What happens
Joan la Pucelle is brought to execution. A shepherd claims to be her father, but Joan denies him, insisting she is of noble birth. When she faces burning, Joan claims pregnancy to escape death, first blaming the Dauphin, then Alençon, finally Reignier. York and Warwick dismiss her lies and order her execution. Winchester arrives with news of a peace treaty with France.
Why it matters
Joan's fall from military hero to condemned witch completes the play's trajectory of her power. Her supernatural abilities have abandoned her—the fiends refuse to answer her summons—and she is reduced to desperate lies about her parentage and pregnancy. The shepherd's insistence that she is his daughter, combined with her vehement denials, strips away the mystique that made her formidable. What once seemed divine inspiration now appears as fraud and witchcraft. The men around her respond not with mercy but with contempt, treating her claims as proof of her depravity. Joan's attempt to save herself by claiming pregnancy—blaming three different men in succession—reveals her as utterly cynical and self-serving, the opposite of the pure warrior-saint she claimed to be.

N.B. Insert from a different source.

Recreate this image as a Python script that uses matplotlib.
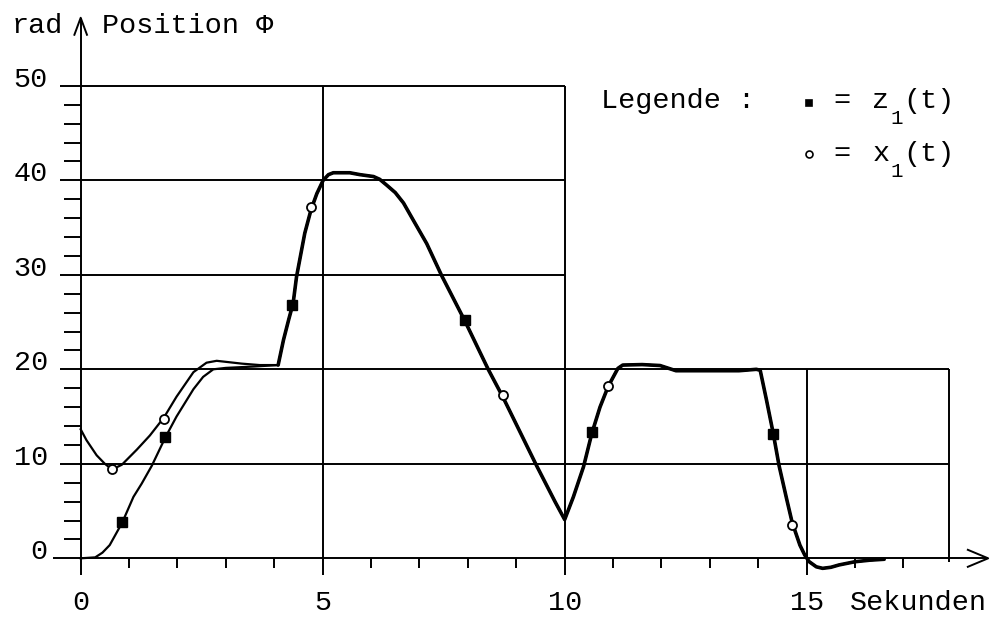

The scene's cold efficiency marks a stark shift in tone from Joan's earlier victories. York and Warwick show no hesitation, no doubt. They see through her lies and move swiftly to her execution. The appearance of Winchester with news of peace brings the focus back to England's political machinations: while Joan dies, the realm negotiates treaties that will reshape power among the English nobility. Her individual fate, however dramatic, becomes background to larger forces of state and ambition. The scene suggests that Joan's power was always contingent, dependent on France's military advantage and the men's willingness to believe in her. Once those conditions shift, she has nothing left but desperation and false claims to stall the inevitable.